The need for energy-efficient or green communication solutions is inevitably increasing (Y. Chen, S. Zhang, S. Xu, and G. Y. Li, “Fundamental trade-offs on green wireless networks,” Commun. Mag. IEEE, vol. 49, no. 6, pp. 30-37, 2011, incorporated herein by reference). Femtocells have been proposed as an energy-efficient solution, which enhance coverage and data rates in addition to maintaining the energy consumption of mobile sets and macrocells at a reasonable level. What makes femtocells an energy efficient technology is the reduction in the distance between the indoor users. This enables the base station to multitask more efficiently and also helps the macrocell to focus on outdoors mobile users (V. Chandrasekhar, J. Andrews, and A. Gatherer, “Femtocell networks: a survey,” Commun. Mag. IEEE, vol. 46, no. 9, pp. 59-67, 2008, incorporated herein by reference).
Another technology that can be used to increase the energy and spectrum efficiency of wireless networks is the use of cognitive radio (D. Grace, J. Chen, T. Jiang, and P. D. Mitchell, “Using cognitive radio to deliver ‘Green’ communications,” in Cognitive Radio Oriented Wireless Networks and Communications, 2009. CROWNCOM '09.4th International Conference on cognitive radio wireless networks, 2009, pp. 1-6, incorporated herein by reference).

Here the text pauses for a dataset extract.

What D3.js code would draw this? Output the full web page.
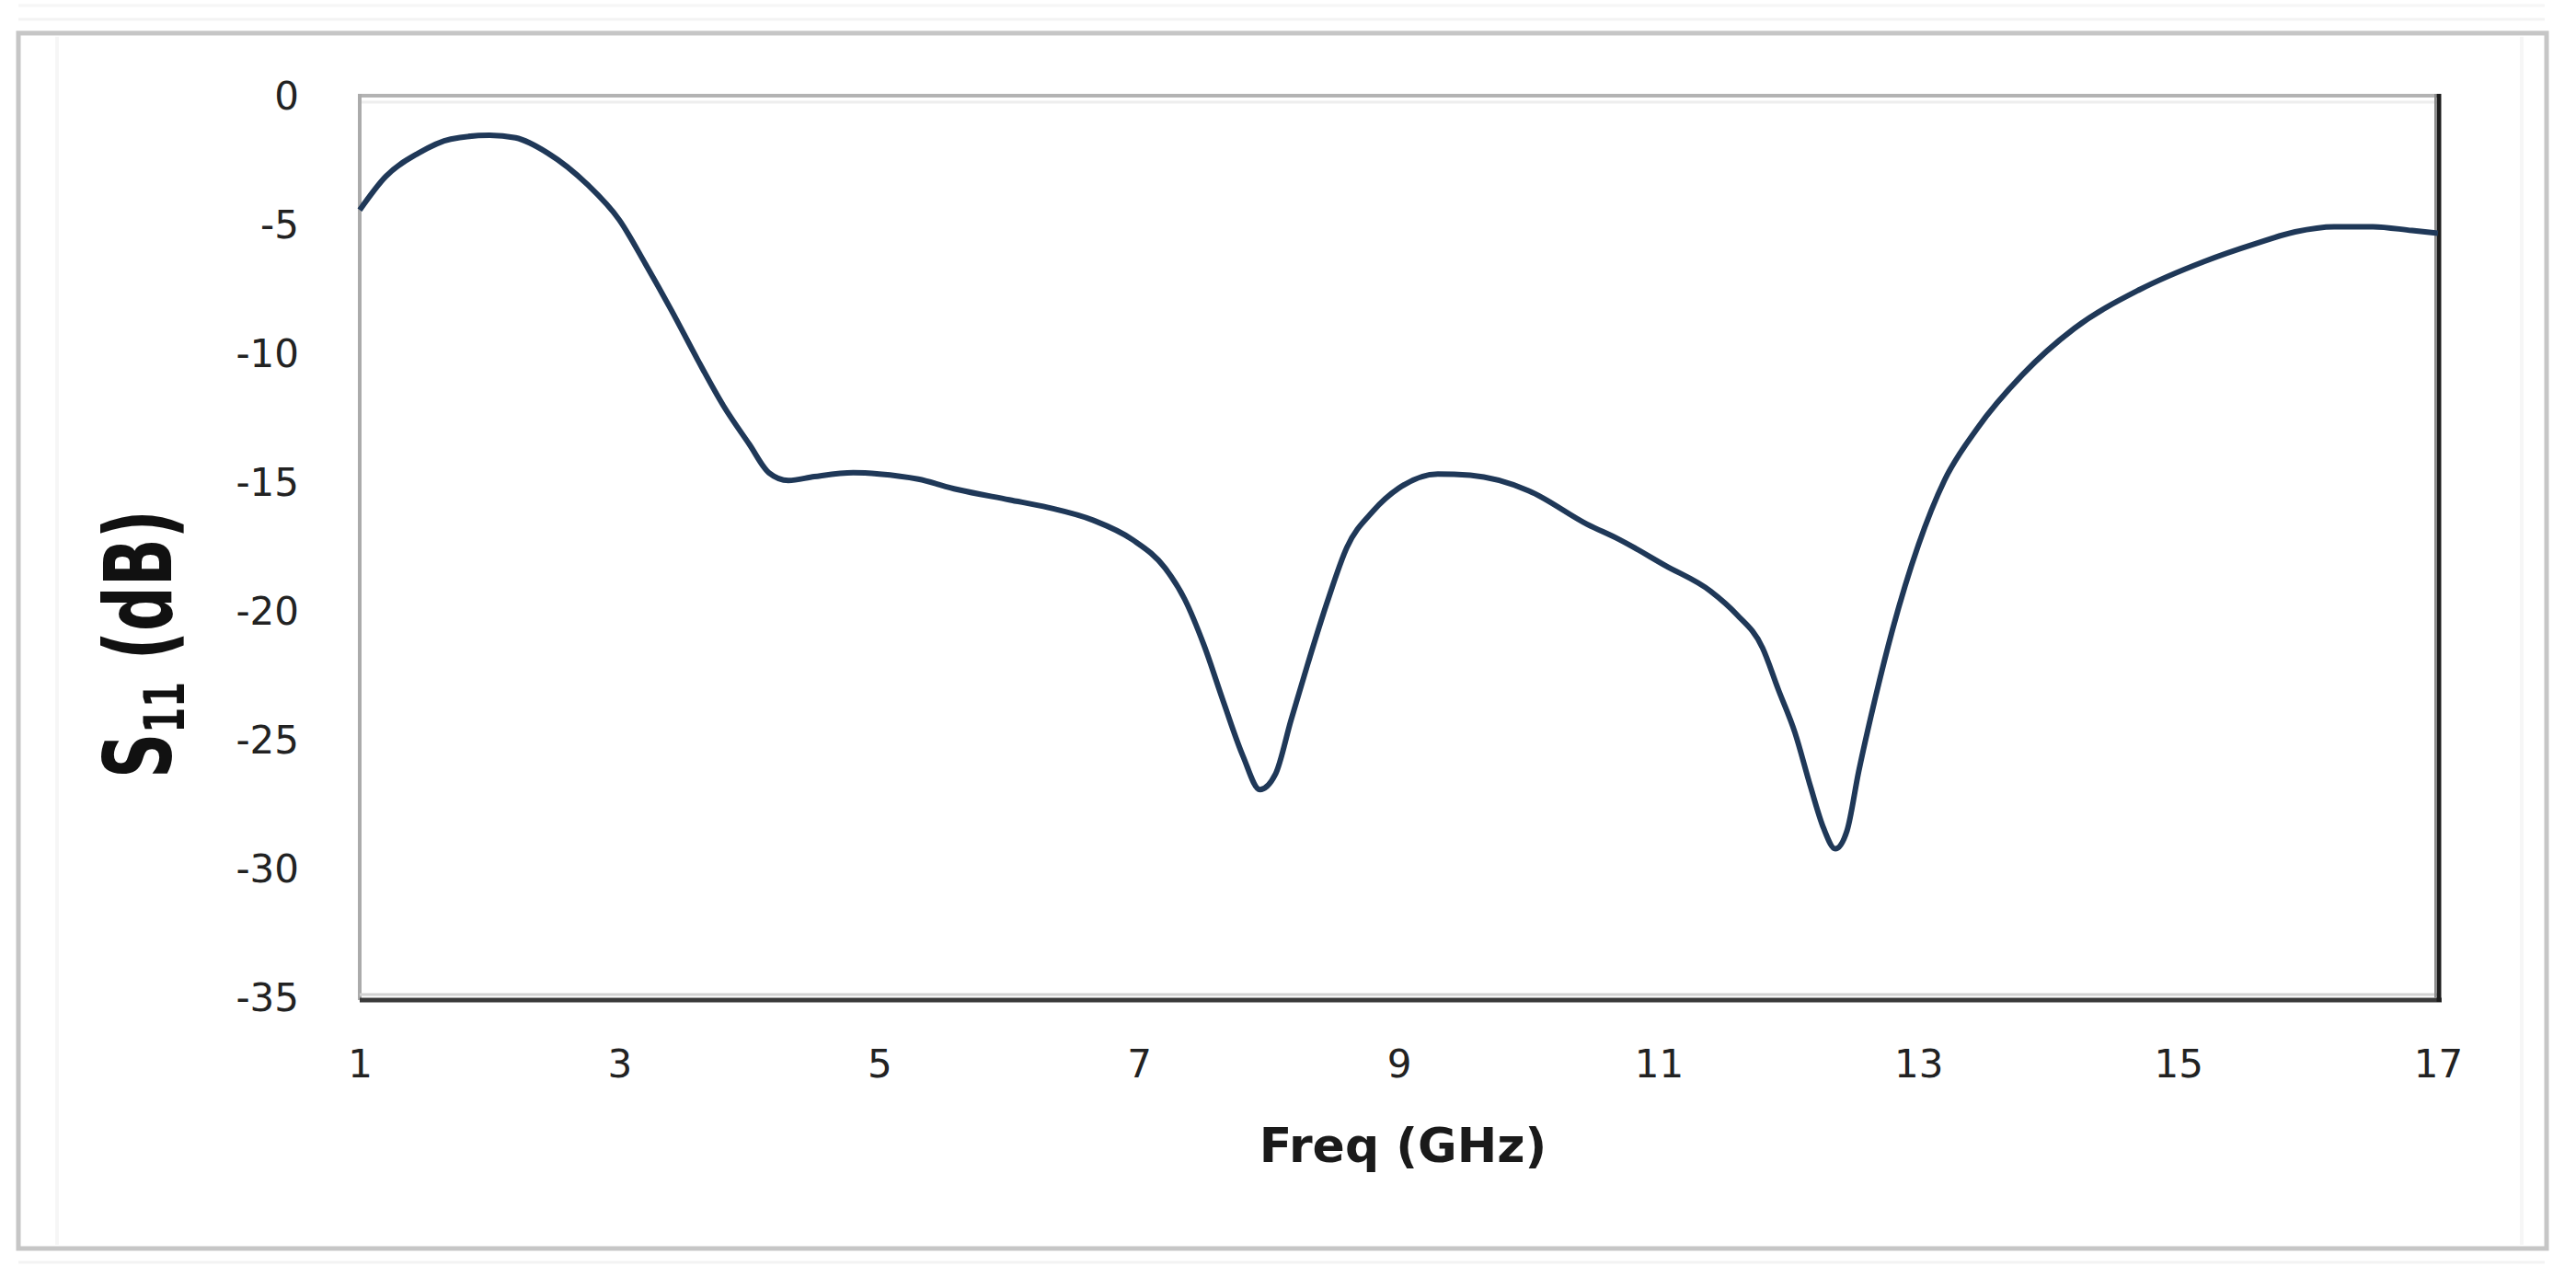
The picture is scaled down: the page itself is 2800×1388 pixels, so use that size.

A cognitive radio is an intelligent radio that can be programmed and configured dynamically. It can be a self-organized radio which has the ability to change its operating frequency according to the changes in the surrounding environment, and by doing so, it exploits the spectrum holes to increase its choices of bandwidth (S. Haykin, “Fundamental Issues in Cognitive Radio,” in Cognitive Wireless Communication Networks, E. Hossain and V. Bhargava, Eds. Springer US, 2007, pp. 1-43, incorporated herein by reference). One such way that cognitive radios can be effective with regard to bandwidth choices is that by increasing the bandwidth, the energy usage can be decreased because network capacity increases linearly with bandwidth and logarithmically with power (D. Grace, J. Chen, T. Jiang, and P. D. Mitchell, “Using cognitive radio to deliver ‘Green’ communications,” in Cognitive Radio Oriented Wireless Networks and Communications, 2009. CROWNCOM '09. 4th International Conference on cognitive radio wireless networks, 2009, pp. 1-6, incorporated herein by reference).